Archetypes are fodder: summon up and emulate their movements but don’t go overboard with mimicry. Oblique references are always more effective than attempting literal translations - they allow your viewers to follow you along to the next idea without getting stuck in their own train of thought. For example: movement can reflect factory work by being repetitive and referencing the mechanical nature of an assembly line without literally acting it out. Also borrow from/bastardize rag time, swing, pin-up styles to F with the iconic notion of women as sweet sex salvation.

For me, this is also related to women in times of disaster. I think it is important to imagine ourselves in the actual areas of war or weather, the practice of domestic mysticism - there is something other-worldly about the raw, post-apocalyptic identity of survivors.

domestic mysticism: finding transcendence in the domestic atmosphere, locating oneness with the universe at home - I’m thinking about an embrace and glorification of domesticity - it is humorous and tongue-in-cheek: the endless and mysterious nature of refrigerator mold, seeing the future in coffee grounds, mourning the past on a reflective linoleum floor, etc. It is the belief in one’s own corporeal reality.

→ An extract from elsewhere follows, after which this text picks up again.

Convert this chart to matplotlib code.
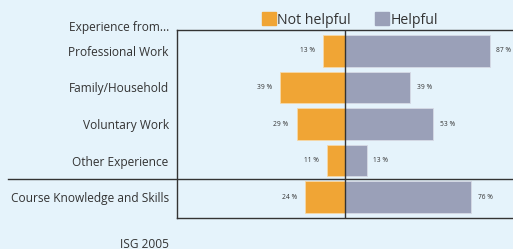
import matplotlib.pyplot as plt
from matplotlib.patches import Patch

# data
categories = ["Professional Work", "Family/Household", "Voluntary Work",
              "Other Experience", "Course Knowledge and Skills"]
not_helpful = [13, 39, 29, 11, 24]
helpful = [87, 39, 53, 13, 76]

bg = "#E5F3FB"
orange = "#F0A535"
grey = "#9AA0B8"
ink = "#333333"

plt.rcParams["font.family"] = ["Open Sans", "DejaVu Sans"]

fig = plt.figure(figsize=(5.13, 2.49), dpi=100, facecolor=bg)
ax = fig.add_axes([177 / 513, 31 / 249, 336 / 513, 188 / 249], facecolor=bg)

y = list(range(len(categories)))
ax.barh(y, [-v for v in not_helpful], height=0.85, color=orange,
        edgecolor="#F7D9A8", linewidth=0.6)
ax.barh(y, helpful, height=0.85, color=grey,
        edgecolor="#D6DAE6", linewidth=0.6)

for i in y:
    ax.text(-not_helpful[i] - 5, i, f"{not_helpful[i]} %", ha="right",
            va="center", fontsize=4.8, color=ink)
    ax.text(helpful[i] + 4, i, f"{helpful[i]} %", ha="left",
            va="center", fontsize=4.8, color=ink)

ax.set_xlim(-101, 101)
ax.set_ylim(4.575, -0.575)
ax.axvline(0, color=ink, lw=1)
# separator between experience rows and course row
ax.plot([-0.503, 1], [3.5, 3.5], color=ink, lw=1,
        transform=ax.get_yaxis_transform(), clip_on=False)

ax.set_yticks(y)
ax.set_yticklabels(categories, fontsize=8.6, color=ink)
ax.tick_params(axis="y", length=0, pad=6)
ax.set_xticks([])
ax.spines["right"].set_visible(False)
for s in ["top", "left", "bottom"]:
    ax.spines[s].set_color(ink)
    ax.spines[s].set_linewidth(1)

ax.text(-0.024, -0.63, "Experience from...", transform=ax.get_yaxis_transform(),
        ha="right", va="center", fontsize=8.6, color=ink)
fig.text(169 / 513, 1 - 244 / 249, "ISG 2005", ha="right", va="center",
         fontsize=8.6, color=ink)

handles = [Patch(color=orange, label="Not helpful"),
           Patch(color=grey, label="Helpful")]
fig.legend(handles=handles, loc="center left", ncol=2, frameon=False,
           bbox_to_anchor=(256 / 513, 1 - 20 / 249), fontsize=10.2,
           handlelength=1.0, handleheight=1.0, handletextpad=0.1,
           columnspacing=1.7, borderaxespad=0, labelcolor=ink)

fig.savefig("out.png", dpi=100, facecolor=bg)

I think that this idea can translate into calling out our relationship with the physical structure we’re in by ‘washing/watching’ the windows - arcing arm movements, jumping with arms up, ‘sweeping’ the floor - any sweeping of limbs , ‘painting the walls’ - slow motion flailing and heavy contact…handstands that melt onto the floor and then do it again. Follow through and see how far you can develop it - can you push it so far that you hardly recognize it?